● Data shown
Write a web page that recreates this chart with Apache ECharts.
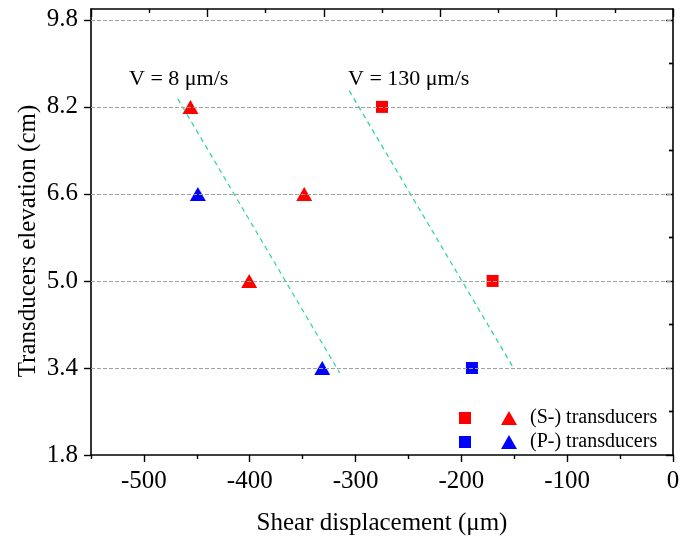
<!DOCTYPE html>
<html><head><meta charset="utf-8">
<script src="https://cdn.jsdelivr.net/npm/echarts@6/dist/echarts.min.js"></script>
<style>html,body{margin:0;padding:0;background:#fff}#c{width:696px;height:542px}</style>
</head><body><div id="c"></div>
<script>
// ---- data ----
const xTicks = [-500, -400, -300, -200, -100, 0];
const xMinorTicks = [-550, -450, -350, -250, -150, -50];
const yTicks = [1.8, 3.4, 5.0, 6.6, 8.2, 9.8];
const yMinorTicks = [2.6, 4.2, 5.8, 7.4, 9.0];
const gridValues = [3.4, 5.0, 6.6, 8.2, 9.8];
const sTriangles = [[-456, 8.2], [-348.5, 6.6], [-400.5, 5.0]];
const pTriangles = [[-449, 6.6], [-331.5, 3.4]];
const sSquares = [[-275, 8.2], [-170.5, 5.0]];
const pSquares = [[-190, 3.4]];
const fit8 = [[-468, 8.35], [-315, 3.31]];
const fit130 = [[-306, 8.50], [-152, 3.44]];
const annotations = [{ text: 'V = 8 μm/s', x: 129, y: 68 }, { text: 'V = 130 μm/s', x: 348, y: 68 }];
const yTitle = 'Transducers elevation (cm)';

const FONT = '"Liberation Serif", "Times New Roman", serif';
const RED = '#ff0000', BLUE = '#0000ff', GREEN = '#2fd6a0';
const axisLine = { show: true, lineStyle: { color: '#000', width: 1.6 } };

const chart = echarts.init(document.getElementById('c'), null, { renderer: 'canvas' });
chart.setOption({
  backgroundColor: '#fff',
  animation: false,
  grid: { left: 91, right: 23, top: 9, bottom: 87 },
  xAxis: [
    { type: 'value', position: 'bottom', min: -550, max: 0,
      axisLine: axisLine,
      axisTick: { show: true, length: 7, customValues: xTicks, lineStyle: { color: '#000', width: 1.4 } },
      axisLabel: { customValues: xTicks, margin: 14, color: '#000', fontFamily: FONT, fontSize: 25 },
      splitLine: { show: false },
      name: 'Shear displacement (μm)', nameLocation: 'middle', nameGap: 56,
      nameTextStyle: { color: '#000', fontFamily: FONT, fontSize: 25 } },
    { type: 'value', position: 'bottom', min: -550, max: 0,
      axisLine: { show: false },
      axisTick: { show: true, length: 4, customValues: xMinorTicks, lineStyle: { color: '#000', width: 1.4 } },
      axisLabel: { show: false }, splitLine: { show: false } },
    { type: 'value', position: 'top', min: 0, max: 5, interval: 1,
      axisLine: axisLine,
      axisTick: { show: true, inside: true, length: 8, lineStyle: { color: '#000', width: 1.4 } },
      minorTick: { show: true, splitNumber: 2, length: 4, lineStyle: { color: '#000', width: 1.4 } },
      axisLabel: { show: false }, splitLine: { show: false } }
  ],
  yAxis: [
    { type: 'value', position: 'left', min: 1.8, max: 10.0,
      axisLine: axisLine,
      axisTick: { show: true, length: 7, customValues: yTicks, lineStyle: { color: '#000', width: 1.4 } },
      axisLabel: { customValues: yTicks, margin: 13, color: '#000', fontFamily: FONT, fontSize: 25,
                   formatter: v => Number(v).toFixed(1) },
      splitLine: { show: false } },
    { type: 'value', position: 'left', min: 1.8, max: 10.0,
      axisLine: { show: false },
      axisTick: { show: true, length: 4, customValues: yMinorTicks, lineStyle: { color: '#000', width: 1.4 } },
      axisLabel: { show: false }, splitLine: { show: false } },
    { type: 'value', position: 'right', min: 1.8, max: 10.0,
      axisLine: axisLine,
      axisTick: { show: true, inside: true, length: 7, customValues: yTicks, lineStyle: { color: '#000', width: 1.4 } },
      axisLabel: { show: false }, splitLine: { show: false } },
    { type: 'value', position: 'right', min: 1.8, max: 10.0,
      axisLine: { show: false },
      axisTick: { show: true, inside: true, length: 4, customValues: yMinorTicks, lineStyle: { color: '#000', width: 1.4 } },
      axisLabel: { show: false }, splitLine: { show: false } }
  ],
  legend: [
    { left: 454, top: 407, orient: 'vertical', itemGap: 12, itemWidth: 12, itemHeight: 12,
      data: ['(S-) squares', '(P-) squares'], formatter: () => '', selectedMode: false,
      itemStyle: { opacity: 1 } },
    { left: 496, top: 401, orient: 'vertical', itemGap: 0, itemWidth: 16, itemHeight: 14,
      data: ['(S-) transducers', '(P-) transducers'], selectedMode: false,
      itemStyle: { opacity: 1 },
      textStyle: { color: '#000', fontSize: 20, lineHeight: 24, fontFamily: FONT, padding: [0, 0, 0, 8] } }
  ],
  graphic: annotations.map(a => ({
    type: 'text', left: a.x, top: a.y, silent: true,
    style: { text: a.text, fill: '#000', font: '22px ' + FONT }
  })).concat([{
    type: 'text', x: 28, y: 241, rotation: Math.PI / 2, silent: true,
    style: { text: yTitle, fill: '#000', font: '25px ' + FONT, align: 'center', verticalAlign: 'middle' }
  }]),
  series: [
    { type: 'line', name: 'grid', data: [], silent: true,
      markLine: { silent: true, symbol: 'none', label: { show: false },
        lineStyle: { color: '#a0a0a0', type: [4, 2], width: 1 },
        data: gridValues.map(v => ({ yAxis: v })) } },
    { type: 'line', name: 'fit8', data: fit8, symbol: 'none', silent: true,
      lineStyle: { color: GREEN, type: [5, 4], width: 1.3 } },
    { type: 'line', name: 'fit130', data: fit130, symbol: 'none', silent: true,
      lineStyle: { color: GREEN, type: [5, 4], width: 1.3 } },
    { type: 'scatter', name: '(S-) transducers', data: sTriangles, symbol: 'triangle', symbolSize: [16, 14],
      itemStyle: { color: RED, opacity: 1 } },
    { type: 'scatter', name: '(P-) transducers', data: pTriangles, symbol: 'triangle', symbolSize: [16, 14],
      itemStyle: { color: BLUE, opacity: 1 } },
    { type: 'scatter', name: '(S-) squares', data: sSquares, symbol: 'rect', symbolSize: 12,
      itemStyle: { color: RED, opacity: 1 } },
    { type: 'scatter', name: '(P-) squares', data: pSquares, symbol: 'rect', symbolSize: 12,
      itemStyle: { color: BLUE, opacity: 1 } }
  ]
});
</script></body></html>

● Required task
Return the material line for line, from its beginning to the line that contains "color: '#000', width: 1.6", with the pictures left out.

● Final result
Write a web page that recreates this chart with Apache ECharts.
<!DOCTYPE html>
<html><head><meta charset="utf-8">
<script src="https://cdn.jsdelivr.net/npm/echarts@6/dist/echarts.min.js"></script>
<style>html,body{margin:0;padding:0;background:#fff}#c{width:696px;height:542px}</style>
</head><body><div id="c"></div>
<script>
// ---- data ----
const xTicks = [-500, -400, -300, -200, -100, 0];
const xMinorTicks = [-550, -450, -350, -250, -150, -50];
const yTicks = [1.8, 3.4, 5.0, 6.6, 8.2, 9.8];
const yMinorTicks = [2.6, 4.2, 5.8, 7.4, 9.0];
const gridValues = [3.4, 5.0, 6.6, 8.2, 9.8];
const sTriangles = [[-456, 8.2], [-348.5, 6.6], [-400.5, 5.0]];
const pTriangles = [[-449, 6.6], [-331.5, 3.4]];
const sSquares = [[-275, 8.2], [-170.5, 5.0]];
const pSquares = [[-190, 3.4]];
const fit8 = [[-468, 8.35], [-315, 3.31]];
const fit130 = [[-306, 8.50], [-152, 3.44]];
const annotations = [{ text: 'V = 8 μm/s', x: 129, y: 68 }, { text: 'V = 130 μm/s', x: 348, y: 68 }];
const yTitle = 'Transducers elevation (cm)';

const FONT = '"Liberation Serif", "Times New Roman", serif';
const RED = '#ff0000', BLUE = '#0000ff', GREEN = '#2fd6a0';
const axisLine = { show: true, lineStyle: { color: '#000', width: 1.6 } };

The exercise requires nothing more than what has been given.